SOURCE DATA>
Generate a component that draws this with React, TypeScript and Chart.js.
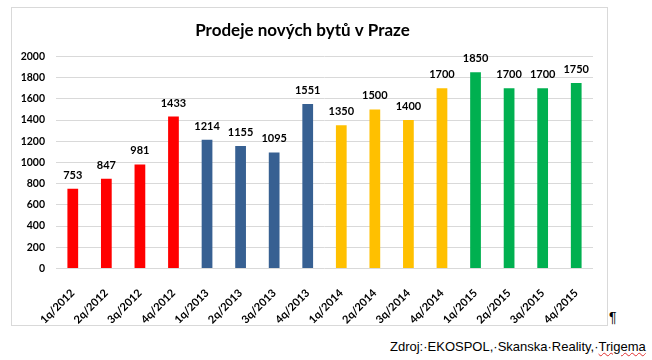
import React, { useEffect, useRef } from "react";
import { Chart, registerables } from "chart.js";

Chart.register(...registerables);

const title = "Prodeje nových bytů v Praze";
const categories = [
  "1q/2012", "2q/2012", "3q/2012", "4q/2012",
  "1q/2013", "2q/2013", "3q/2013", "4q/2013",
  "1q/2014", "2q/2014", "3q/2014", "4q/2014",
  "1q/2015", "2q/2015", "3q/2015", "4q/2015",
];
const values = [753, 847, 981, 1433, 1214, 1155, 1095, 1551, 1350, 1500, 1400, 1700, 1850, 1700, 1700, 1750];
const years = ["2012", "2013", "2014", "2015"];
const yearColors = ["#FF0000", "#376092", "#FFC000", "#00B050"];
const yMin = 0;
const yMax = 2000;
const yStep = 200;
const sourcePrefix = "Zdroj:·EKOSPOL,·Skanska·Reality,·";
const sourceLast = "Trigema";

const barColors = categories.map((c) => yearColors[years.indexOf(c.split("/")[1])]);

const FONT = "Lato, 'Open Sans', sans-serif";

const valueLabels = {
  id: "valueLabels",
  afterDatasetsDraw(chart: any) {
    const ctx = chart.ctx;
    const meta = chart.getDatasetMeta(0);
    ctx.save();
    ctx.font = `bold 11px ${FONT}`;
    ctx.fillStyle = "#000";
    ctx.textAlign = "center";
    ctx.textBaseline = "alphabetic";
    meta.data.forEach((bar: any, i: number) => {
      ctx.fillText(String(values[i]), bar.x, bar.y - 10);
    });
    ctx.restore();
  },
};

export default function App() {
  const ref = useRef<HTMLCanvasElement | null>(null);

  useEffect(() => {
    const prevMargin = document.body.style.margin;
    document.body.style.margin = "0";
    const chart = new Chart(ref.current as HTMLCanvasElement, {
      type: "bar",
      data: {
        labels: categories,
        datasets: [
          {
            data: values,
            backgroundColor: barColors,
            borderWidth: 0,
            barPercentage: 0.32,
            categoryPercentage: 1,
          },
        ],
      },
      options: {
        responsive: false,
        animation: false,
        devicePixelRatio: 1,
        layout: { padding: { left: 0, right: 14, top: 0, bottom: 0 } },
        plugins: {
          legend: { display: false },
          tooltip: { enabled: false },
          title: {
            display: true,
            text: title,
            color: "#000",
            font: { family: FONT, size: 17, weight: "bold", lineHeight: 1.2 },
            padding: { top: 12, bottom: 16 },
          },
        },
        scales: {
          x: {
            grid: { display: false },
            border: { display: false },
            ticks: {
              color: "#000",
              font: { family: FONT, size: 11, weight: "bold" },
              minRotation: 45,
              maxRotation: 45,
              autoSkip: false,
              padding: 10,
            },
            afterFit(scale: any) {
              scale.height = 56.5;
            },
          },
          y: {
            min: yMin,
            max: yMax,
            grid: { color: "#d9d9d9", drawTicks: false, lineWidth: 1 },
            border: { display: false },
            ticks: {
              stepSize: yStep,
              color: "#000",
              padding: 11,
              font: { family: FONT, size: 10.5, weight: "bold" },
              callback: (v: any) => String(v),
            },
            afterFit(scale: any) {
              scale.width = 44;
            },
          },
        },
      },
      plugins: [valueLabels],
    });
    return () => {
      chart.destroy();
      document.body.style.margin = prevMargin;
    };
  }, []);

  return (
    <div style={{ position: "absolute", left: 0, top: 0, width: 652, height: 360, background: "#fff", overflow: "hidden" }}>
      <div
        style={{
          position: "absolute",
          left: 11,
          top: 7,
          width: 597,
          height: 319,
          boxSizing: "border-box",
          border: "1px solid #d9d9d9",
        }}
      >
        <canvas ref={ref} width={595} height={317} style={{ display: "block", width: 595, height: 317 }} />
      </div>
      <div
        style={{
          position: "absolute",
          left: 609,
          top: 309,
          fontFamily: "'Liberation Sans', Arial, sans-serif",
          fontSize: 14,
          color: "#000",
          lineHeight: "16px",
        }}
      >
        ¶
      </div>
      <div
        style={{
          position: "absolute",
          left: 390,
          top: 339,
          fontFamily: "'Liberation Sans', Arial, sans-serif",
          fontSize: 13,
          color: "#000",
          whiteSpace: "nowrap",
          lineHeight: "16px",
        }}
      >
        {sourcePrefix}
        <span style={{ textDecoration: "underline wavy #e03030", textDecorationThickness: 1 }}>{sourceLast}</span>
      </div>
    </div>
  );
}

PROMPT> Set the lines above down again, word for word, from the first through the one containing "const ref = useRef<HTMLCanvasElement"; pictures excluded.

EXPECTED OUTPUT>
Generate a component that draws this with React, TypeScript and Chart.js.
import React, { useEffect, useRef } from "react";
import { Chart, registerables } from "chart.js";

Chart.register(...registerables);

const title = "Prodeje nových bytů v Praze";
const categories = [
  "1q/2012", "2q/2012", "3q/2012", "4q/2012",
  "1q/2013", "2q/2013", "3q/2013", "4q/2013",
  "1q/2014", "2q/2014", "3q/2014", "4q/2014",
  "1q/2015", "2q/2015", "3q/2015", "4q/2015",
];
const values = [753, 847, 981, 1433, 1214, 1155, 1095, 1551, 1350, 1500, 1400, 1700, 1850, 1700, 1700, 1750];
const years = ["2012", "2013", "2014", "2015"];
const yearColors = ["#FF0000", "#376092", "#FFC000", "#00B050"];
const yMin = 0;
const yMax = 2000;
const yStep = 200;
const sourcePrefix = "Zdroj:·EKOSPOL,·Skanska·Reality,·";
const sourceLast = "Trigema";

const barColors = categories.map((c) => yearColors[years.indexOf(c.split("/")[1])]);

const FONT = "Lato, 'Open Sans', sans-serif";

const valueLabels = {
  id: "valueLabels",
  afterDatasetsDraw(chart: any) {
    const ctx = chart.ctx;
    const meta = chart.getDatasetMeta(0);
    ctx.save();
    ctx.font = `bold 11px ${FONT}`;
    ctx.fillStyle = "#000";
    ctx.textAlign = "center";
    ctx.textBaseline = "alphabetic";
    meta.data.forEach((bar: any, i: number) => {
      ctx.fillText(String(values[i]), bar.x, bar.y - 10);
    });
    ctx.restore();
  },
};

export default function App() {
  const ref = useRef<HTMLCanvasElement | null>(null);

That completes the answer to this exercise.